### WHAT THE EXERCISE ASKS
Exclude the pictures, then copy word for word the lines running from the beginning of the records through the line with "Chart.register(...registerables);".

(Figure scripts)
>> start
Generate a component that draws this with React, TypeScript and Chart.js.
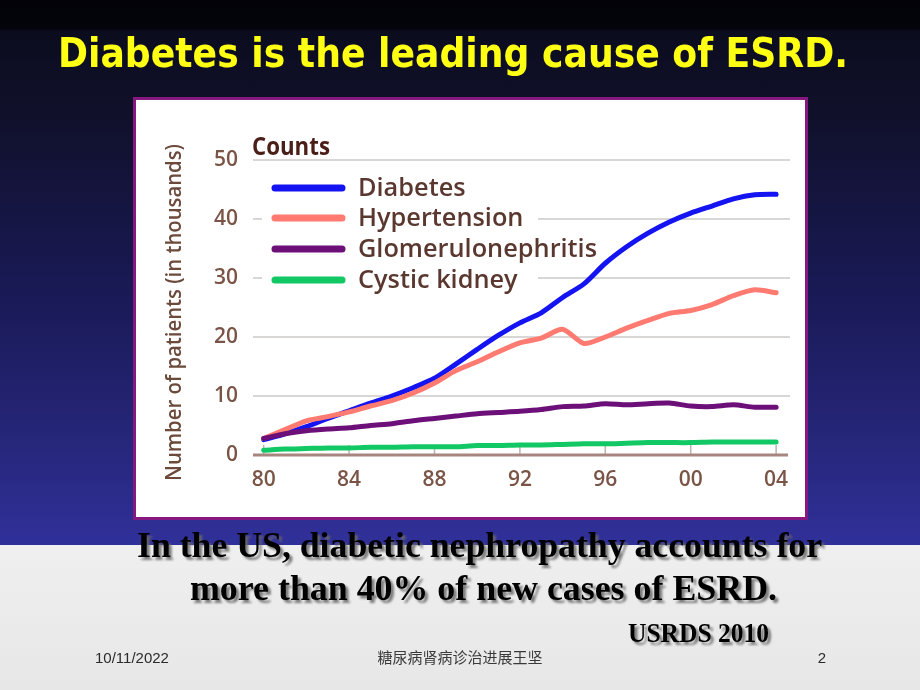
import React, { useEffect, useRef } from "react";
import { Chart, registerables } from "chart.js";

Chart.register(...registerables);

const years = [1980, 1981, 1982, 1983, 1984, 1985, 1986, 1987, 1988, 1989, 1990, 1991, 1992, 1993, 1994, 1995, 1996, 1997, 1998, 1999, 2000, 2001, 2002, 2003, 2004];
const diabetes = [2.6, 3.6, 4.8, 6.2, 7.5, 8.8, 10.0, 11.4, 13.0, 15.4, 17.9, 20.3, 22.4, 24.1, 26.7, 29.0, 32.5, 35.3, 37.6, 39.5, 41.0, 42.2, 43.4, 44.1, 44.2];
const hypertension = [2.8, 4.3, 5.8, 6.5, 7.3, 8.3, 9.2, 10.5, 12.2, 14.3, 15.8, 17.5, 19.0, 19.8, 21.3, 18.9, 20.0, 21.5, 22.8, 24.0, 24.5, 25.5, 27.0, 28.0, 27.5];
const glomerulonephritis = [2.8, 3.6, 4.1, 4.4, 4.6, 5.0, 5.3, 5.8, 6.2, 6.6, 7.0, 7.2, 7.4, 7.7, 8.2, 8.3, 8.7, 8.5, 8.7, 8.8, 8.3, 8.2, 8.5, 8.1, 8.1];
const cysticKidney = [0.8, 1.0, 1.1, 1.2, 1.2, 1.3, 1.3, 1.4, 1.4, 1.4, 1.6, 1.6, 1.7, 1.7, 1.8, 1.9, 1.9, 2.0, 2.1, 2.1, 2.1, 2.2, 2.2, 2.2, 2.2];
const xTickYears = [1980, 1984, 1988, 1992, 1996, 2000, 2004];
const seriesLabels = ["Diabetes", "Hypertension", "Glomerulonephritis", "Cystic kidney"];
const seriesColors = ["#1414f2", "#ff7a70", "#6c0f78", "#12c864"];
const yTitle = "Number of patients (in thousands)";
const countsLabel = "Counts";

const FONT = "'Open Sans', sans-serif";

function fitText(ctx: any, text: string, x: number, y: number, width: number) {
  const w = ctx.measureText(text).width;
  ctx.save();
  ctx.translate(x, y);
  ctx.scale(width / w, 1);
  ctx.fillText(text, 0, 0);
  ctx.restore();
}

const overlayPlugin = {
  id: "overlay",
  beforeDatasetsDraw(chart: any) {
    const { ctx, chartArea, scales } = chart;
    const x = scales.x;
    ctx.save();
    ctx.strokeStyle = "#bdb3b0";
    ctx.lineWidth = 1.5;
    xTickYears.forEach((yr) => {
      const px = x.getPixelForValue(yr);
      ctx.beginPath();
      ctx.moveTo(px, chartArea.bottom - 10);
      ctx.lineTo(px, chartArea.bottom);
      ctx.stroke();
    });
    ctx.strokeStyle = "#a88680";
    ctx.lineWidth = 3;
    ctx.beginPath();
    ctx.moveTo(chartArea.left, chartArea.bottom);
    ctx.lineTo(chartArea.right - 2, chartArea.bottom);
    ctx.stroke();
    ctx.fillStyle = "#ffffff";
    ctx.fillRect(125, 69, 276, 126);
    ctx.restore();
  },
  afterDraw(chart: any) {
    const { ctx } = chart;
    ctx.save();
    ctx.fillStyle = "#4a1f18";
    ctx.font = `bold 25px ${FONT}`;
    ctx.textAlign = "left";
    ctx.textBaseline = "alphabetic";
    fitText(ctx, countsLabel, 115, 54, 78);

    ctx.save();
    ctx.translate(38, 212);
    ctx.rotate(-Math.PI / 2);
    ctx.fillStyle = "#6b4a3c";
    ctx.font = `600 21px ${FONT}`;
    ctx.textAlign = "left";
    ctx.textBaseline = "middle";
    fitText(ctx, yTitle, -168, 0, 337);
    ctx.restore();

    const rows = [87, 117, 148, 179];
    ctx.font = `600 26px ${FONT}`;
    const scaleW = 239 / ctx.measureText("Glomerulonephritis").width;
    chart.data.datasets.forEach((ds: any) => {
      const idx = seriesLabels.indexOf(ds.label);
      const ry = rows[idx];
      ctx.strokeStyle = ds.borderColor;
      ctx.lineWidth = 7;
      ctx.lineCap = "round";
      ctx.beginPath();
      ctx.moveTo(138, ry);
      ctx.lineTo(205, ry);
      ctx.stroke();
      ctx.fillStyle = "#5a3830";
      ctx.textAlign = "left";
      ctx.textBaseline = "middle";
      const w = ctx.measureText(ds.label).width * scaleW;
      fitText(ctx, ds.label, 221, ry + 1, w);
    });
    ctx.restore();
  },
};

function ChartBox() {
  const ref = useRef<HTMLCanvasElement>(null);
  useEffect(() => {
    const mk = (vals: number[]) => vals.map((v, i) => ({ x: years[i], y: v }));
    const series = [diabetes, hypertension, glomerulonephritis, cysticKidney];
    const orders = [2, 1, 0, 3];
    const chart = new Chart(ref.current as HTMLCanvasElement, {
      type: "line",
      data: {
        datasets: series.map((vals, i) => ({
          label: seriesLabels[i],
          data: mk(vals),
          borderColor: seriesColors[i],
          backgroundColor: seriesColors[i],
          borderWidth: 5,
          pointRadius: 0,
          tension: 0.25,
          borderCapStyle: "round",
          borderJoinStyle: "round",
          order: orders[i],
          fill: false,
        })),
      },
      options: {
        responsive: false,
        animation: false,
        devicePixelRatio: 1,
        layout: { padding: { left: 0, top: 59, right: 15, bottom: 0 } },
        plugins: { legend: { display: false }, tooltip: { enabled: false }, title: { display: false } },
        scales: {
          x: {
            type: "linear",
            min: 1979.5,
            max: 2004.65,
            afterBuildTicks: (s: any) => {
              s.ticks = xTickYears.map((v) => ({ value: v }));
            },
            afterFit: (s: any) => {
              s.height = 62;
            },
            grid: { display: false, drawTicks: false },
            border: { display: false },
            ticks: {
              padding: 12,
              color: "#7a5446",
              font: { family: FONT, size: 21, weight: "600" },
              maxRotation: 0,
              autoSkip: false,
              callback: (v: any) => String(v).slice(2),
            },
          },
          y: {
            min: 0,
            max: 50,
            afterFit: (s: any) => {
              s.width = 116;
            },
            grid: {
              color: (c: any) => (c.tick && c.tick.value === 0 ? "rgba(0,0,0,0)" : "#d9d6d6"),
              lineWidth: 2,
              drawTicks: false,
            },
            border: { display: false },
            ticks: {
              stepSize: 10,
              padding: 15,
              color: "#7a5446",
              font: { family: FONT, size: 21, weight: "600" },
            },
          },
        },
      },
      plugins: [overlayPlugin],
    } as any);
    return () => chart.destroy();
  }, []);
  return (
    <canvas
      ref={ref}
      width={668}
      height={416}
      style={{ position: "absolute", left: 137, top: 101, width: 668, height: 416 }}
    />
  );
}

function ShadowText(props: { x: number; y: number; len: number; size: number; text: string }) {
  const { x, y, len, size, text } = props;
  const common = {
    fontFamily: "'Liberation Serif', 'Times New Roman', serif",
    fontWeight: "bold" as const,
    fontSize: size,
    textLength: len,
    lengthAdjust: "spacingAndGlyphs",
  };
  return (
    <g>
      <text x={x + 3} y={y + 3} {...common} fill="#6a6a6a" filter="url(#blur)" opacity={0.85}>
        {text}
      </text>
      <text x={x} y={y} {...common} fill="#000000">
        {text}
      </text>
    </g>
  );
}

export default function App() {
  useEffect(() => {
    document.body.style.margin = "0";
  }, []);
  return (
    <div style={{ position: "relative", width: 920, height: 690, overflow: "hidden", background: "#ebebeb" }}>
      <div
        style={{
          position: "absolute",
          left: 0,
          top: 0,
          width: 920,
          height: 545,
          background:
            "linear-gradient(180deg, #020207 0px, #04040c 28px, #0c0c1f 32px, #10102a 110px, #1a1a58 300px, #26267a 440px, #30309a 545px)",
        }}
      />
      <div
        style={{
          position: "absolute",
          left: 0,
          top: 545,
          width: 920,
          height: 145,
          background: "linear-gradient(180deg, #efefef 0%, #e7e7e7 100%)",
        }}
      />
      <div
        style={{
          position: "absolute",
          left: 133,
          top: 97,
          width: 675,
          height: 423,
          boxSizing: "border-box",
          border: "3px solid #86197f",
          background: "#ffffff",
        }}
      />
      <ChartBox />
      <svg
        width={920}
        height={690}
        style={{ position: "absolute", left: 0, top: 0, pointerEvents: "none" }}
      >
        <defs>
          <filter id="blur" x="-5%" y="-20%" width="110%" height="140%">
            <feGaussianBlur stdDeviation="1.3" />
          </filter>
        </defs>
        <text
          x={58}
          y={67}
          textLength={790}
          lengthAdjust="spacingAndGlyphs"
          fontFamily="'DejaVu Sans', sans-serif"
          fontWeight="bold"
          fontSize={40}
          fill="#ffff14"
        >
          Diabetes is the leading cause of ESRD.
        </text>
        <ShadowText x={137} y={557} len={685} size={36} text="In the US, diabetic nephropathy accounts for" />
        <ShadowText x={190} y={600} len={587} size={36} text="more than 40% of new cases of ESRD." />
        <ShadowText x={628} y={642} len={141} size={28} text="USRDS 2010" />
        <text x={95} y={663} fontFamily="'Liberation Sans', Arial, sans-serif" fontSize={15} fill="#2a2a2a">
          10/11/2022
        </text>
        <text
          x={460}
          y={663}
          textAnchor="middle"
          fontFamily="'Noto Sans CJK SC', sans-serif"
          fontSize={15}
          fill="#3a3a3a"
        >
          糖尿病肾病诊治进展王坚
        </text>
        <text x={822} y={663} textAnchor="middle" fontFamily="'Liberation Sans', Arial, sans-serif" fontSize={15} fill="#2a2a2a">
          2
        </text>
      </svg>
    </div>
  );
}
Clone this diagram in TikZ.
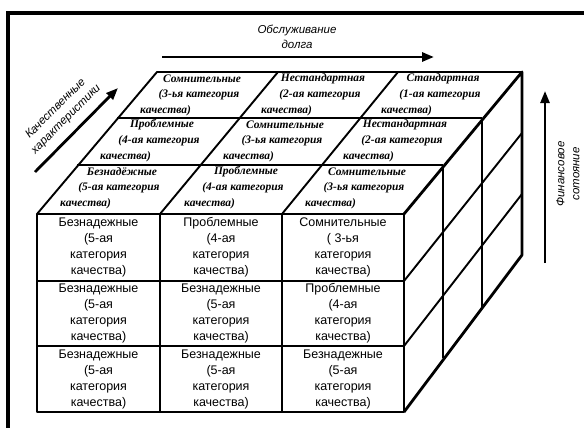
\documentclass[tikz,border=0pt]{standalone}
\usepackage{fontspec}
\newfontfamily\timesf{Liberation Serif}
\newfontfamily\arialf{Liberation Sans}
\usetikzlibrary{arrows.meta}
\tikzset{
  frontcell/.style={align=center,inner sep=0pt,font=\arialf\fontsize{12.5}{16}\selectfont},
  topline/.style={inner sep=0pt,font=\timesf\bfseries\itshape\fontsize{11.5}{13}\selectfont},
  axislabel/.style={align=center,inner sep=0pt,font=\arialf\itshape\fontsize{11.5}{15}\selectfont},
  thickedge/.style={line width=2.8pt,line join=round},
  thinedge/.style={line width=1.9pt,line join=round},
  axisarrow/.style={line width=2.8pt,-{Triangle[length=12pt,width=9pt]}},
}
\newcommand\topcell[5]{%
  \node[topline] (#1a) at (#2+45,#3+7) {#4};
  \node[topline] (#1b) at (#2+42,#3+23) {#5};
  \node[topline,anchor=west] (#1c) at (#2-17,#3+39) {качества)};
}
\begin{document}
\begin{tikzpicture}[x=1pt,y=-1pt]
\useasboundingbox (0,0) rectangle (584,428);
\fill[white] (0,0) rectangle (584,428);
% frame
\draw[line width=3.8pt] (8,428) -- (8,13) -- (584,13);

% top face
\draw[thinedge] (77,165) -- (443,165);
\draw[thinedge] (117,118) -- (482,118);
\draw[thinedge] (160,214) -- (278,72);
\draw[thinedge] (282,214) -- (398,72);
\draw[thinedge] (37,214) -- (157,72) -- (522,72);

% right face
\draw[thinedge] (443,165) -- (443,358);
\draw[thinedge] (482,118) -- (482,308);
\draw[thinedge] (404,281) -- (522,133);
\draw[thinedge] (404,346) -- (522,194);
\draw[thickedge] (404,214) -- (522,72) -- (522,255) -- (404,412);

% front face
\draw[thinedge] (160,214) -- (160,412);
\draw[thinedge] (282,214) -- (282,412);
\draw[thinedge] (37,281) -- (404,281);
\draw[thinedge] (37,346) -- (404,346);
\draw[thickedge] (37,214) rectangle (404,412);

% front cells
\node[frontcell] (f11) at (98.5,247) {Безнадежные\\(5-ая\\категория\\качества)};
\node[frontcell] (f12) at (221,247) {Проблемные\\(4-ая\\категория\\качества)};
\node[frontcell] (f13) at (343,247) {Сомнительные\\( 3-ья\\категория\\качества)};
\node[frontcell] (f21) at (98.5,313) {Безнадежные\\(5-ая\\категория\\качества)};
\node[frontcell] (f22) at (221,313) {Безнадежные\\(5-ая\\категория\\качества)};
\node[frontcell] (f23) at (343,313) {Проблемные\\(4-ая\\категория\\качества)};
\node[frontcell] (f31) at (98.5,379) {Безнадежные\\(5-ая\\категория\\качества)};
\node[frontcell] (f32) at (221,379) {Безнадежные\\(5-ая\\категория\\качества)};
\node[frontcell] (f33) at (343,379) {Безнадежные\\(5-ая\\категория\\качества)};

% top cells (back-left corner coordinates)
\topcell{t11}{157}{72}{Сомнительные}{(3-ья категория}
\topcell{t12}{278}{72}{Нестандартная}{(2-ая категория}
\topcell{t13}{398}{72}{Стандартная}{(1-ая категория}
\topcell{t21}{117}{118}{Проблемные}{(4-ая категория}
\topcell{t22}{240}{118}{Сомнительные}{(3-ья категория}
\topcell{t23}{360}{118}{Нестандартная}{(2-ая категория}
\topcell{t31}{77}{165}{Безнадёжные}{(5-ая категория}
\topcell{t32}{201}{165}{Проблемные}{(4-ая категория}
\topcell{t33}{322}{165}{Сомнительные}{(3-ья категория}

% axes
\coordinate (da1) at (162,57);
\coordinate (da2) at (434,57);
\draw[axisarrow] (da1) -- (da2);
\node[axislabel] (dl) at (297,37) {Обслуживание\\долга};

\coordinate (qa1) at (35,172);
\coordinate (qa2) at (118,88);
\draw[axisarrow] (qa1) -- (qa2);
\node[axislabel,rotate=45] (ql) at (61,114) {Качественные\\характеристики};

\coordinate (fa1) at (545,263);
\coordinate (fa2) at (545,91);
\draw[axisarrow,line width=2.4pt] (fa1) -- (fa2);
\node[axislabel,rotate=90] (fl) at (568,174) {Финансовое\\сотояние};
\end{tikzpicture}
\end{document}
>> end
### ANSWER TO THIS TASK
Generate a component that draws this with React, TypeScript and Chart.js.
import React, { useEffect, useRef } from "react";
import { Chart, registerables } from "chart.js";

Chart.register(...registerables);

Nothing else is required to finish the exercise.